___ Supplied material

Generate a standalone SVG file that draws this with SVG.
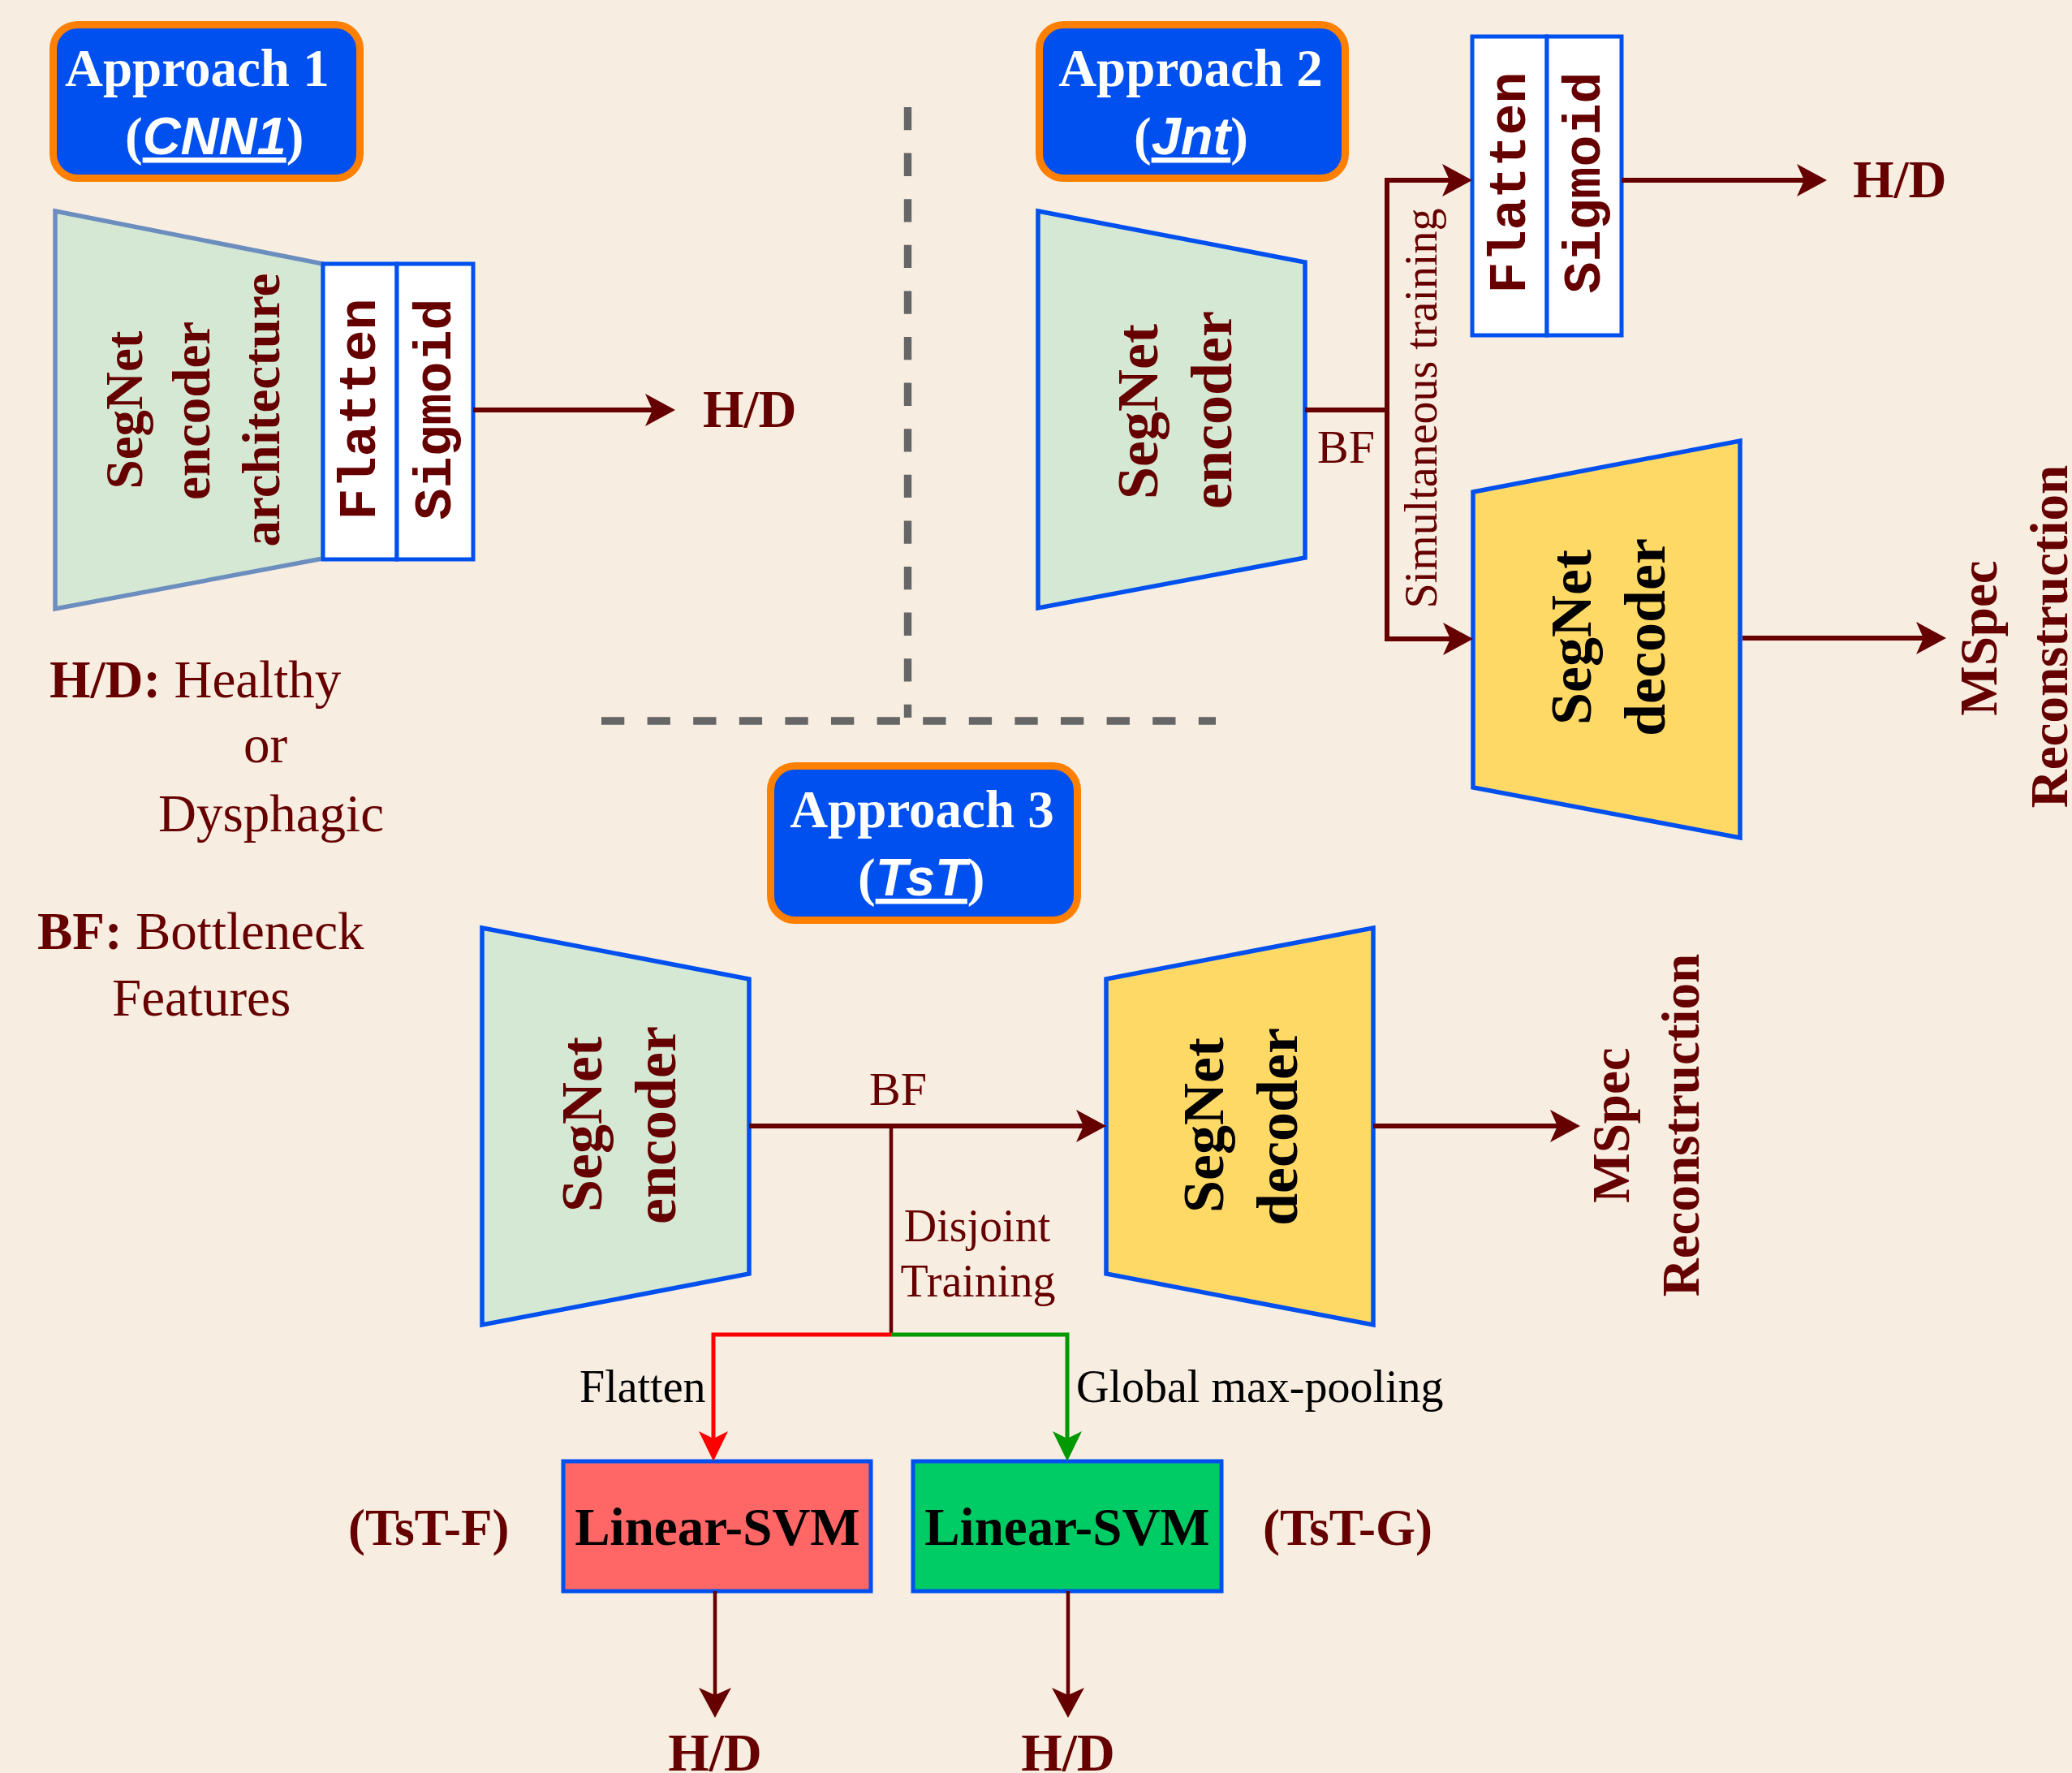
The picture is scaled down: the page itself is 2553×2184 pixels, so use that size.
<svg xmlns="http://www.w3.org/2000/svg" width="2553" height="2184" viewBox="0 0 2553 2184">
<style>
.bg{fill:#F7EDE1}
.appr{fill:#0050EF;stroke:#FF8000;stroke-width:9}
.at{font-family:"Liberation Serif","Times New Roman",serif;font-weight:bold;font-size:65px;fill:#FFFFFF}
.ai{font-family:"Liberation Sans",Arial,sans-serif;font-style:italic;font-weight:bold;text-decoration:underline}
.enc1{fill:#D5E8D4;stroke:#6C8EBF;stroke-width:5.5}
.enc{fill:#D5E8D4;stroke:#0050EF;stroke-width:5.5}
.dec{fill:#FFD966;stroke:#0050EF;stroke-width:5.5}
.box{fill:#FFFFFF;stroke:#0050EF;stroke-width:5}
.mono{font-family:"Liberation Mono","Courier New",monospace;font-weight:bold;font-size:65px;fill:#660000}
.bl{font-family:"Liberation Serif","Times New Roman",serif;font-weight:bold;fill:#660000}
.blk{font-family:"Liberation Serif","Times New Roman",serif;font-weight:bold;fill:#000000}
.rg{font-family:"Liberation Serif","Times New Roman",serif;fill:#660000}
.rgk{font-family:"Liberation Serif","Times New Roman",serif;fill:#000000;font-size:56px}
.c{text-anchor:middle}
.ln{fill:none;stroke:#660000;stroke-width:6}
.dash{fill:none;stroke:#666666;stroke-width:9.4;stroke-dasharray:28.3 28.3}
</style>
<defs>
<marker id="ah" markerUnits="userSpaceOnUse" markerWidth="40" markerHeight="42" viewBox="0 0 40 42" refX="11" refY="21" orient="auto"><path d="M0,1 L37,21 L0,41 L9,21 Z" fill="#660000"/></marker>
<marker id="ahr" markerUnits="userSpaceOnUse" markerWidth="40" markerHeight="42" viewBox="0 0 40 42" refX="11" refY="21" orient="auto"><path d="M0,3 L37,21 L0,39 L9,21 Z" fill="#FF0000"/></marker>
<marker id="ahg" markerUnits="userSpaceOnUse" markerWidth="40" markerHeight="42" viewBox="0 0 40 42" refX="11" refY="21" orient="auto"><path d="M0,3 L37,21 L0,39 L9,21 Z" fill="#009900"/></marker>
</defs>
<rect class="bg" x="0" y="0" width="2553" height="2184"/>

<g id="separators">
<line class="dash" x1="1118.5" y1="132" x2="1118.5" y2="884"/>
<line class="dash" x1="741" y1="888" x2="1498" y2="888"/>
</g>

<g id="approach1">
<rect class="appr" x="65.5" y="30.5" width="378" height="189" rx="30"/>
<text class="at" x="80" y="106">Approach 1</text>
<text class="at" x="154" y="190">(<tspan class="ai">CNN1</tspan>)</text>
</g>
<g id="approach2">
<rect class="appr" x="1280.5" y="30.5" width="377" height="189" rx="30"/>
<text class="at c" x="1467" y="106">Approach 2</text>
<text class="at" x="1397" y="190">(<tspan class="ai">Jnt</tspan>)</text>
</g>
<g id="approach3">
<rect class="appr" x="949.5" y="943.5" width="378" height="190" rx="30"/>
<text class="at c" x="1136" y="1019">Approach 3</text>
<text class="at" x="1057" y="1103">(<tspan class="ai">TsT</tspan>)</text>
</g>

<g id="a1-encoder">
<polygon class="enc1" points="68,260 398,325 398,688 68,750"/>
<text class="bl c" font-size="65" transform="translate(175,505) rotate(-90)">SegNet</text>
<text class="bl c" font-size="65" transform="translate(258,506) rotate(-90)">encoder</text>
<text class="bl c" font-size="65" transform="translate(344,505) rotate(-90)">architecture</text>
</g>
<g id="a1-flatten">
<rect class="box" x="398" y="325" width="91" height="364"/>
<text class="mono c" transform="translate(461.5,504) rotate(-90)">Flatten</text>
</g>
<g id="a1-sigmoid">
<rect class="box" x="489" y="325" width="94" height="364"/>
<text class="mono c" transform="translate(555,504) rotate(-90)">Sigmoid</text>
</g>
<g id="a1-hd">
<text class="bl" font-size="65" x="866" y="526">H/D</text>
</g>

<g id="legend">
<text class="rg" font-size="65" x="61" y="859"><tspan font-weight="bold">H/D:</tspan> Healthy</text>
<text class="rg" font-size="65" x="300" y="939">or</text>
<text class="rg" font-size="65" x="195" y="1024">Dysphagic</text>
<text class="rg" font-size="65" x="46" y="1169"><tspan font-weight="bold">BF:</tspan> Bottleneck</text>
<text class="rg" font-size="65" x="138" y="1251">Features</text>
</g>

<g id="a2-encoder">
<polygon class="enc" points="1279,260 1608,323 1608,687 1279,749"/>
<text class="bl c" font-size="72" transform="translate(1426,507) rotate(-90)">SegNet</text>
<text class="bl c" font-size="72" transform="translate(1517,505) rotate(-90)">encoder</text>
</g>
<g id="a2-flatten">
<rect class="box" x="1814" y="45" width="92" height="368"/>
<text class="mono c" transform="translate(1879,225) rotate(-90)">Flatten</text>
</g>
<g id="a2-sigmoid">
<rect class="box" x="1906" y="45" width="92" height="368"/>
<text class="mono c" transform="translate(1971,225) rotate(-90)">Sigmoid</text>
</g>
<g id="a2-hd">
<text class="bl" font-size="65" x="2283" y="243">H/D</text>
</g>
<g id="a2-decoder">
<polygon class="dec" points="1815,606 2144,543 2144,1032 1815,970"/>
<text class="blk c" font-size="72" transform="translate(1960,785) rotate(-90)">SegNet</text>
<text class="blk c" font-size="72" transform="translate(2051,785) rotate(-90)">decoder</text>
</g>
<g id="a2-mspec">
<text class="bl c" font-size="65" transform="translate(2460,786) rotate(-90)">MSpec</text>
<text class="bl c" font-size="65" transform="translate(2547,784) rotate(-90)">Reconstruction</text>
</g>

<g id="a3-encoder">
<polygon class="enc" points="594,1143 923,1206 923,1569 594,1632"/>
<text class="bl c" font-size="72" transform="translate(741,1385) rotate(-90)">SegNet</text>
<text class="bl c" font-size="72" transform="translate(832,1386) rotate(-90)">encoder</text>
</g>
<g id="a3-decoder">
<polygon class="dec" points="1363,1206 1692,1143 1692,1632 1363,1569"/>
<text class="blk c" font-size="72" transform="translate(1507,1386) rotate(-90)">SegNet</text>
<text class="blk c" font-size="72" transform="translate(1598,1388) rotate(-90)">decoder</text>
</g>
<g id="a3-mspec">
<text class="bl c" font-size="65" transform="translate(2007,1386) rotate(-90)">MSpec</text>
<text class="bl c" font-size="65" transform="translate(2093,1386) rotate(-90)">Reconstruction</text>
</g>
<g id="svm-f">
<rect x="694" y="1800" width="379" height="160" fill="#FF6666" stroke="#0050EF" stroke-width="5"/>
<text class="blk c" font-size="65" x="884" y="1903">Linear-SVM</text>
</g>
<g id="svm-g">
<rect x="1125" y="1800" width="380" height="160" fill="#00CC66" stroke="#0050EF" stroke-width="5"/>
<text class="blk c" font-size="65" x="1315" y="1903">Linear-SVM</text>
</g>
<g id="tst-labels">
<text class="bl" font-size="63" x="429" y="1903">(TsT-F)</text>
<text class="bl" font-size="63" x="1556" y="1903">(TsT-G)</text>
</g>
<g id="a3-hd">
<text class="bl c" font-size="65" x="881" y="2181">H/D</text>
<text class="bl c" font-size="65" x="1316" y="2181">H/D</text>
</g>

<g id="connectors">
<path class="ln" d="M583,505 H806" marker-end="url(#ah)"/>
<path class="ln" d="M1608,505 H1709 V222 H1788" marker-end="url(#ah)"/>
<path class="ln" d="M1709,505 V787 H1789" marker-end="url(#ah)"/>
<path class="ln" d="M1998,222 H2225" marker-end="url(#ah)"/>
<path class="ln" d="M2147,786 H2372" marker-end="url(#ah)"/>
<path class="ln" d="M923,1387 H1337" marker-end="url(#ah)"/>
<path class="ln" d="M1692,1387 H1921" marker-end="url(#ah)"/>
<path fill="none" stroke="#660000" stroke-width="4.5" d="M1098,1387 V1644"/>
<path fill="none" stroke="#FF0000" stroke-width="5" d="M1098,1644 H879 V1774" marker-end="url(#ahr)"/>
<path fill="none" stroke="#009900" stroke-width="5" d="M1098,1644 H1315 V1774" marker-end="url(#ahg)"/>
<path fill="none" stroke="#660000" stroke-width="4.5" d="M881,1960 V2090" marker-end="url(#ah)"/>
<path fill="none" stroke="#660000" stroke-width="4.5" d="M1316,1960 V2090" marker-end="url(#ah)"/>
</g>

<g id="edge-labels">
<text class="rg" font-size="58" x="1623" y="570">BF</text>
<text class="rg c" font-size="56" transform="translate(1770,503) rotate(-90)">Simultaneous training</text>
<text class="rg" font-size="58" x="1071" y="1361">BF</text>
<text class="rg c" font-size="56" x="1204" y="1529">Disjoint</text>
<text class="rg c" font-size="56" x="1205" y="1597">Training</text>
<text class="rgk" x="714" y="1727">Flatten</text>
<text class="rgk" x="1326" y="1727">Global max-pooling</text>
</g>
</svg>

______

### Task directions
List all lines holding the string "that".

### Answer
Generate a standalone SVG file that draws this with SVG.
The picture is scaled down: the page itself is 2553×2184 pixels, so use that size.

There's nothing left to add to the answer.